§ Task prompt
Word for word, print each line of the listing below; pictures stay out.

§ Supplied data
++++
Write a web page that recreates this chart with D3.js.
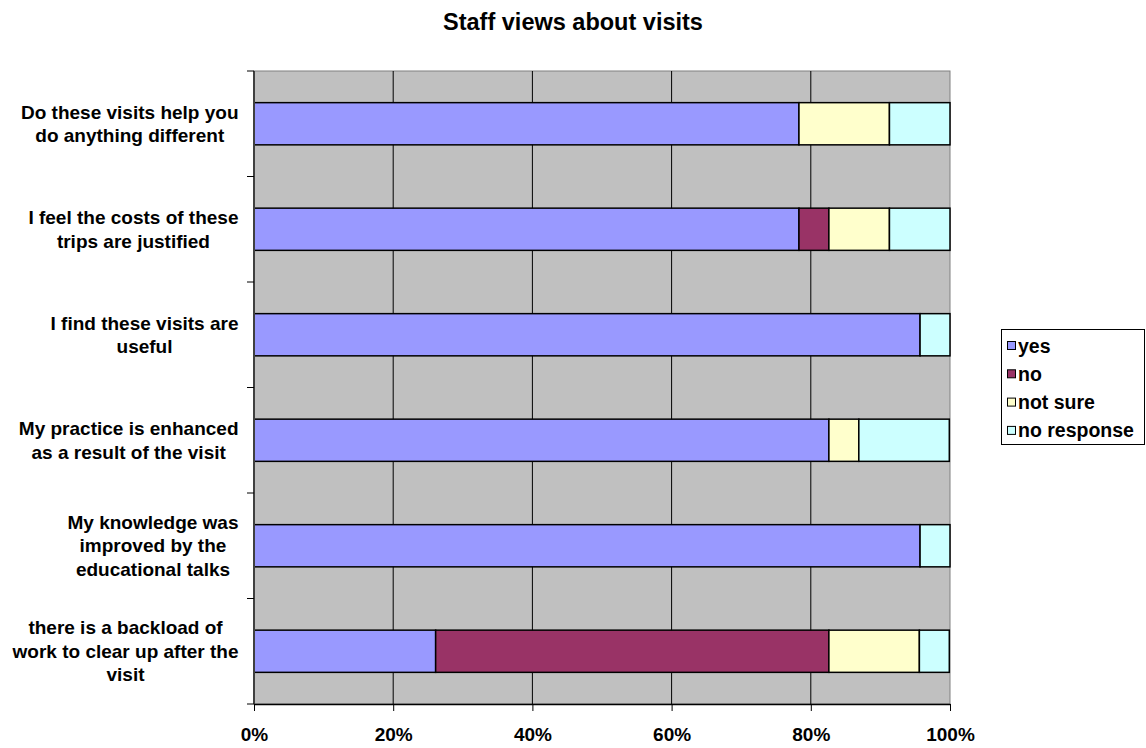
<!DOCTYPE html>
<html><head><meta charset="utf-8">
<script src="https://cdn.jsdelivr.net/npm/d3@7"></script>
<style>body{margin:0;background:#fff;}svg{display:block;font-family:Arial,"Liberation Sans",sans-serif;}</style>
</head><body><svg id="c" width="1146" height="748"></svg>
<script>
const categories = [
  ["Do these visits help you", "do anything different"],
  ["I feel the costs of these", "trips are justified"],
  ["I find these visits are", "useful"],
  ["My practice is enhanced", "as a result of the visit"],
  ["My knowledge was", "improved by the", "educational talks"],
  ["there is a backload of", "work to clear up after the", "visit"]
];
const seriesNames = ["yes", "no", "not sure", "no response"];
const seriesColors = ["#9999ff", "#993366", "#ffffcc", "#ccffff"];
const yes        = [78.3, 78.3, 95.7, 82.6, 95.7, 26.1];
const no         = [0,    4.3,  0,    0,    0,    56.5];
const notSure    = [13.0, 8.7,  0,    4.3,  0,    13.0];
const noResponse = [8.7,  8.7,  4.3,  13.0, 4.3,  4.3];
const xTicks = [0, 20, 40, 60, 80, 100];

const svg = d3.select("#c");
const L = 254, R = 950, T = 71, B = 704;
const x = d3.scaleLinear().domain([0, 100]).range([L, R]);
const y = d3.scaleBand().domain(d3.range(categories.length)).range([T, B]).paddingInner(0.6).paddingOuter(0.3);

// title
svg.append("text").attr("x", 573).attr("y", 30).attr("text-anchor", "middle")
  .attr("font-weight", "bold").attr("font-size", 23.5).text("Staff views about visits");

// plot background
svg.append("rect").attr("x", L).attr("y", T).attr("width", R - L).attr("height", B - T)
  .attr("fill", "#c0c0c0").attr("stroke", "#808080").attr("stroke-width", 1);

// gridlines
svg.append("g").selectAll("line").data(xTicks.slice(1, -1)).join("line")
  .attr("x1", d => x(d)).attr("x2", d => x(d)).attr("y1", T).attr("y2", B)
  .attr("stroke", "#000").attr("stroke-width", 1);

// stacked bars
const rows = categories.map((c, i) => [yes[i], no[i], notSure[i], noResponse[i]]);
const gBars = svg.append("g");
rows.forEach((vals, i) => {
  let acc = 0;
  vals.forEach((v, k) => {
    if (v > 0) {
      gBars.append("rect").attr("x", x(acc)).attr("y", y(i))
        .attr("width", x(acc + v) - x(acc)).attr("height", y.bandwidth())
        .attr("fill", seriesColors[k]).attr("stroke", "#000").attr("stroke-width", 1.5);
    }
    acc += v;
  });
});

// left axis
svg.append("line").attr("x1", L).attr("x2", L).attr("y1", T).attr("y2", B)
  .attr("stroke", "#404040").attr("stroke-width", 2);
const step = (B - T) / categories.length;
svg.append("g").selectAll("line").data(d3.range(categories.length + 1)).join("line")
  .attr("x1", L - 7).attr("x2", L).attr("y1", d => T + d * step).attr("y2", d => T + d * step)
  .attr("stroke", "#000").attr("stroke-width", 1);

// bottom axis
const xAxis = d3.axisBottom(x).tickValues(xTicks).tickFormat(d => d + "%").tickSizeOuter(0).tickSizeInner(7).tickPadding(14);
const gx = svg.append("g").attr("transform", `translate(0,${B})`).call(xAxis);
gx.select(".domain").attr("stroke", "#000").attr("stroke-width", 1.5);
gx.selectAll(".tick line").attr("stroke", "#000");
gx.selectAll("text").attr("font-weight", "bold").attr("font-size", 19).attr("fill", "#000")
  .attr("font-family", "Arial, 'Liberation Sans', sans-serif").attr("dy", null).attr("y", 37);

// category labels
const lh = 23.5;
categories.forEach((lines, i) => {
  const t = svg.append("text").attr("font-weight", "bold").attr("font-size", 19).attr("text-anchor", "middle");
  const cy = y(i) + y.bandwidth() / 2;
  const y0 = cy - (lines.length - 1) * lh / 2 + 6.5;
  lines.forEach((ln, j) => t.append("tspan").attr("y", y0 + j * lh).text(ln));
  const w = d3.max(t.selectAll("tspan").nodes(), n => n.getComputedTextLength());
  t.selectAll("tspan").attr("x", 238.5 - w / 2);
});

// legend
const lg = svg.append("g");
lg.append("rect").attr("x", 1001.5).attr("y", 329.5).attr("width", 143).attr("height", 115)
  .attr("fill", "#fff").attr("stroke", "#000").attr("stroke-width", 1);
seriesNames.forEach((n, k) => {
  const cy = 346 + k * 28.3;
  lg.append("rect").attr("x", 1007.5).attr("y", cy - 4.5).attr("width", 8).attr("height", 8)
    .attr("fill", seriesColors[k]).attr("stroke", "#000").attr("stroke-width", 1);
  lg.append("text").attr("x", 1018).attr("y", cy + 6.5).attr("font-weight", "bold").attr("font-size", 19.5).text(n);
});
</script></body></html>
++++
§ Answer for the task
Write a web page that recreates this chart with D3.js.
<!DOCTYPE html>
<html><head><meta charset="utf-8">
<script src="https://cdn.jsdelivr.net/npm/d3@7"></script>
<style>body{margin:0;background:#fff;}svg{display:block;font-family:Arial,"Liberation Sans",sans-serif;}</style>
</head><body><svg id="c" width="1146" height="748"></svg>
<script>
const categories = [
  ["Do these visits help you", "do anything different"],
  ["I feel the costs of these", "trips are justified"],
  ["I find these visits are", "useful"],
  ["My practice is enhanced", "as a result of the visit"],
  ["My knowledge was", "improved by the", "educational talks"],
  ["there is a backload of", "work to clear up after the", "visit"]
];
const seriesNames = ["yes", "no", "not sure", "no response"];
const seriesColors = ["#9999ff", "#993366", "#ffffcc", "#ccffff"];
const yes        = [78.3, 78.3, 95.7, 82.6, 95.7, 26.1];
const no         = [0,    4.3,  0,    0,    0,    56.5];
const notSure    = [13.0, 8.7,  0,    4.3,  0,    13.0];
const noResponse = [8.7,  8.7,  4.3,  13.0, 4.3,  4.3];
const xTicks = [0, 20, 40, 60, 80, 100];

const svg = d3.select("#c");
const L = 254, R = 950, T = 71, B = 704;
const x = d3.scaleLinear().domain([0, 100]).range([L, R]);
const y = d3.scaleBand().domain(d3.range(categories.length)).range([T, B]).paddingInner(0.6).paddingOuter(0.3);

// title
svg.append("text").attr("x", 573).attr("y", 30).attr("text-anchor", "middle")
  .attr("font-weight", "bold").attr("font-size", 23.5).text("Staff views about visits");

// plot background
svg.append("rect").attr("x", L).attr("y", T).attr("width", R - L).attr("height", B - T)
  .attr("fill", "#c0c0c0").attr("stroke", "#808080").attr("stroke-width", 1);

// gridlines
svg.append("g").selectAll("line").data(xTicks.slice(1, -1)).join("line")
  .attr("x1", d => x(d)).attr("x2", d => x(d)).attr("y1", T).attr("y2", B)
  .attr("stroke", "#000").attr("stroke-width", 1);

// stacked bars
const rows = categories.map((c, i) => [yes[i], no[i], notSure[i], noResponse[i]]);
const gBars = svg.append("g");
rows.forEach((vals, i) => {
  let acc = 0;
  vals.forEach((v, k) => {
    if (v > 0) {
      gBars.append("rect").attr("x", x(acc)).attr("y", y(i))
        .attr("width", x(acc + v) - x(acc)).attr("height", y.bandwidth())
        .attr("fill", seriesColors[k]).attr("stroke", "#000").attr("stroke-width", 1.5);
    }
    acc += v;
  });
});

// left axis
svg.append("line").attr("x1", L).attr("x2", L).attr("y1", T).attr("y2", B)
  .attr("stroke", "#404040").attr("stroke-width", 2);
const step = (B - T) / categories.length;
svg.append("g").selectAll("line").data(d3.range(categories.length + 1)).join("line")
  .attr("x1", L - 7).attr("x2", L).attr("y1", d => T + d * step).attr("y2", d => T + d * step)
  .attr("stroke", "#000").attr("stroke-width", 1);

// bottom axis
const xAxis = d3.axisBottom(x).tickValues(xTicks).tickFormat(d => d + "%").tickSizeOuter(0).tickSizeInner(7).tickPadding(14);
const gx = svg.append("g").attr("transform", `translate(0,${B})`).call(xAxis);
gx.select(".domain").attr("stroke", "#000").attr("stroke-width", 1.5);
gx.selectAll(".tick line").attr("stroke", "#000");
gx.selectAll("text").attr("font-weight", "bold").attr("font-size", 19).attr("fill", "#000")
  .attr("font-family", "Arial, 'Liberation Sans', sans-serif").attr("dy", null).attr("y", 37);

// category labels
const lh = 23.5;
categories.forEach((lines, i) => {
  const t = svg.append("text").attr("font-weight", "bold").attr("font-size", 19).attr("text-anchor", "middle");
  const cy = y(i) + y.bandwidth() / 2;
  const y0 = cy - (lines.length - 1) * lh / 2 + 6.5;
  lines.forEach((ln, j) => t.append("tspan").attr("y", y0 + j * lh).text(ln));
  const w = d3.max(t.selectAll("tspan").nodes(), n => n.getComputedTextLength());
  t.selectAll("tspan").attr("x", 238.5 - w / 2);
});

// legend
const lg = svg.append("g");
lg.append("rect").attr("x", 1001.5).attr("y", 329.5).attr("width", 143).attr("height", 115)
  .attr("fill", "#fff").attr("stroke", "#000").attr("stroke-width", 1);
seriesNames.forEach((n, k) => {
  const cy = 346 + k * 28.3;
  lg.append("rect").attr("x", 1007.5).attr("y", cy - 4.5).attr("width", 8).attr("height", 8)
    .attr("fill", seriesColors[k]).attr("stroke", "#000").attr("stroke-width", 1);
  lg.append("text").attr("x", 1018).attr("y", cy + 6.5).attr("font-weight", "bold").attr("font-size", 19.5).text(n);
});
</script></body></html>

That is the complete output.